Nicola Tallant is an Irish investigative journalist focusing on organised crime networks.
Her third book, Cocaine Cowboys, follows the growth of cocaine supply and demand in Ireland. It is a gripping, if rather unnerving, tale of a white gold rush and the cowboys who created a Wild West style frontier both here and abroad while becoming multi-millionaires in the process. This is a story of money, misery and murder.
Ireland has the highest usage of cocaine in the European Union, according to the European Drug Report 2023. But why? Well, conceivably, it seems to have a cool image - a party drug with perceived few ill effects (you’d think differently after spending a shift or two in A&E!) - far distant from the total shame attached to the heroin that had blighted underprivileged areas before.

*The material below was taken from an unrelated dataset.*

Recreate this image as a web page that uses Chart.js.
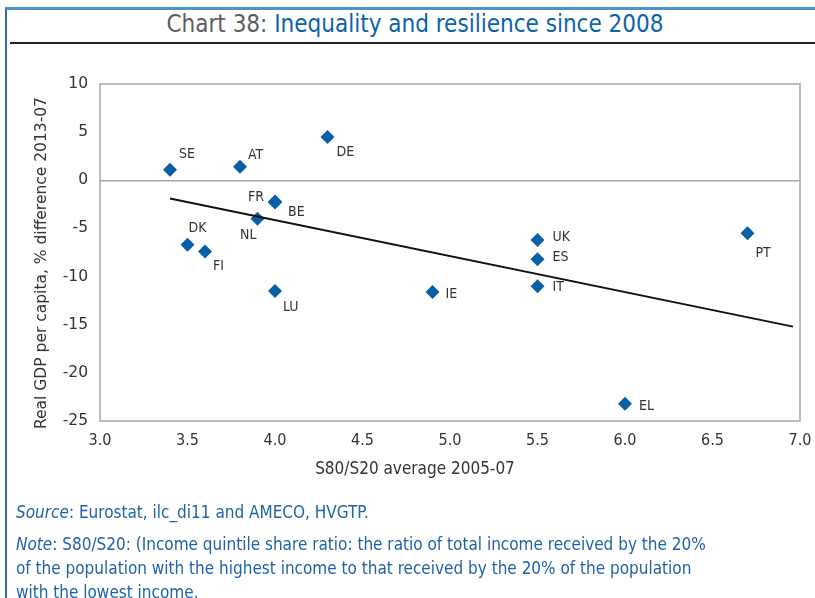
<!DOCTYPE html>
<html>
<head>
<meta charset="utf-8">
<script src="https://cdn.jsdelivr.net/npm/chart.js@4"></script>
<style>
  body { margin: 0; background: #fff; }
  #wrap { position: relative; width: 815px; height: 598px; overflow: hidden; }
  #frame { position: absolute; left: 5px; top: 7px; width: 900px; height: 700px;
           border-left: 2px solid #2a6fb3; border-top: 3px solid #4a93cb; }
  #title { position: absolute; left: 0; top: 10px; width: 830px; text-align: center;
           font: 24px "DejaVu Sans Condensed", sans-serif; color: #0b63a8; }
  #title span { color: #5d5d5d; }
  #rule { position: absolute; left: 10px; top: 42px; width: 805px; height: 2px; background: #222; }
  canvas { position: absolute; left: 0; top: 0; }
  .axt { position: absolute; font: 17px "DejaVu Sans Condensed", sans-serif; color: #333; white-space: nowrap; }
  #xt { left: 215px; width: 400px; top: 458px; text-align: center; }
  #yt { left: -159px; width: 400px; top: 254px; text-align: center; transform: rotate(-90deg);
        font: 15.5px "DejaVu Sans", sans-serif; }
  .foot { position: absolute; left: 16px; font: 17px "DejaVu Sans Condensed", sans-serif;
          color: #1f63a6; white-space: nowrap; }
</style>
</head>
<body>
<div id="wrap">
  <div id="frame"></div>
  <div id="title"><span>Chart 38:</span> Inequality and resilience since 2008</div>
  <div id="rule"></div>
  <canvas id="c" width="815" height="598"></canvas>
  <div class="axt" id="xt">S80/S20 average 2005-07</div>
  <div class="axt" id="yt">Real GDP per capita, % difference 2013-07</div>
  <div class="foot" style="top:502px"><i>Source</i>: Eurostat, ilc_di11 and AMECO, HVGTP.</div>
  <div class="foot" style="top:534px"><i>Note</i>: S80/S20: (Income quintile share ratio: the ratio of total income received by the 20%</div>
  <div class="foot" style="top:558px">of the population with the highest income to that received by the 20% of the population</div>
  <div class="foot" style="top:582px">with the lowest income.</div>
</div>
<script>
// data
const countries = ['SE', 'AT', 'DE', 'FR', 'BE', 'NL', 'DK', 'FI', 'LU', 'UK', 'ES', 'IT', 'IE', 'EL', 'PT'];
const s80s20    = [3.4, 3.8, 4.3, 4.0, 4.0, 3.9, 3.5, 3.6, 4.0, 5.5, 5.5, 5.5, 4.9, 6.0, 6.7];
const gdpDiff   = [1.1, 1.4, 4.5, -2.3, -2.2, -4.0, -6.7, -7.4, -11.5, -6.2, -8.2, -11.0, -11.6, -23.2, -5.5];
const trendX = [3.4, 6.96];
const trendY = [-1.9, -15.2];

// label placement next to each diamond (px offset, text align)
const labelPos = {
  SE: [9, -15, 'left'], AT: [8, -11, 'left'], DE: [9, 15, 'left'],
  FR: [-11, -5, 'right'], BE: [13, 11, 'left'], NL: [-1, 17, 'right'],
  DK: [1, -16, 'left'], FI: [8, 15, 'left'], LU: [8, 16, 'left'],
  UK: [15, -3, 'left'], ES: [15, -2, 'left'], IT: [15, 1, 'left'],
  IE: [13, 2, 'left'], EL: [14, 3, 'left'], PT: [8, 20, 'left']
};

const points = countries.map((c, i) => ({ x: s80s20[i], y: gdpDiff[i] }));
const trend = trendX.map((x, i) => ({ x: x, y: trendY[i] }));

const frameAndLabels = {
  id: 'frameAndLabels',
  beforeDatasetsDraw(chart) {
    const { ctx, chartArea: a } = chart;
    ctx.save();
    ctx.strokeStyle = '#a6a6a6';
    ctx.lineWidth = 1.5;
    ctx.strokeRect(a.left, a.top, a.right - a.left, a.bottom - a.top);
    ctx.restore();
  },
  afterDatasetsDraw(chart) {
    const { ctx } = chart;
    const meta = chart.getDatasetMeta(1);
    ctx.save();
    ctx.font = '14px "Liberation Sans Narrow", "DejaVu Sans Condensed", sans-serif';
    ctx.fillStyle = '#333';
    ctx.textBaseline = 'middle';
    meta.data.forEach((pt, i) => {
      const p = labelPos[countries[i]];
      ctx.textAlign = p[2];
      ctx.fillText(countries[i], pt.x + p[0], pt.y + p[1]);
    });
    ctx.restore();
  }
};

new Chart(document.getElementById('c'), {
  type: 'scatter',
  data: {
    datasets: [
      {
        data: trend,
        showLine: true,
        borderColor: '#111',
        borderWidth: 2,
        pointRadius: 0,
        pointHoverRadius: 0
      },
      {
        data: points,
        pointStyle: 'rectRot',
        pointRadius: 7,
        pointHoverRadius: 7,
        backgroundColor: '#0a5ea5',
        borderColor: '#0a5ea5',
        borderWidth: 0
      }
    ]
  },
  options: {
    responsive: false,
    devicePixelRatio: 1,
    animation: false,
    layout: { padding: { left: 25, right: 15, top: 84, bottom: 117 } },
    plugins: { legend: { display: false }, tooltip: { enabled: false } },
    scales: {
      x: {
        type: 'linear',
        min: 3, max: 7,
        afterFit: s => { s.height = 60; s.paddingLeft = 0; s.paddingRight = 0; },
        grid: { display: false, drawTicks: false },
        border: { display: false },
        ticks: {
          stepSize: 0.5,
          padding: 10,
          color: '#333',
          font: { family: '"DejaVu Sans Condensed", sans-serif', size: 16 },
          callback: v => v.toFixed(1)
        }
      },
      y: {
        min: -25, max: 10,
        afterFit: s => { s.width = 75; },
        grid: {
          drawTicks: false,
          color: c => c.tick && c.tick.value === 0 ? '#a6a6a6' : 'rgba(0,0,0,0)',
          lineWidth: 1.5
        },
        border: { display: false },
        ticks: {
          stepSize: 5,
          padding: 12,
          color: '#333',
          font: { family: '"DejaVu Sans", sans-serif', size: 15.5 }
        }
      }
    }
  },
  plugins: [frameAndLabels]
});
</script>
</body>
</html>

In an interview with Pat Kenny, Tallant notes that middle-class people are very particular about “where their avocado comes from”, but “when it comes to cocaine, they don't know, and they don’t care”. The average user doesn't seem to see the link between them buying a line of coke and funding the criminal activities (violent feuds, witness intimidation, money laundering and kidnapping, to name but a few) and the lifestyles of these gang members - and I don't mean the children, yes children, who are being groomed and radicalised into the gangs ready to take the fall for their masters.
Tallant’s journalistic finesse is evident in the amount of detail she weaves in this tapestry of characters from the OCG drug lords down to the impoverished growers and drug mules and often grim stories of Ireland's own Narcos. 4⭐
Many thanks to @eriubooks for sending me an advance copy; this, as always, is an honest review.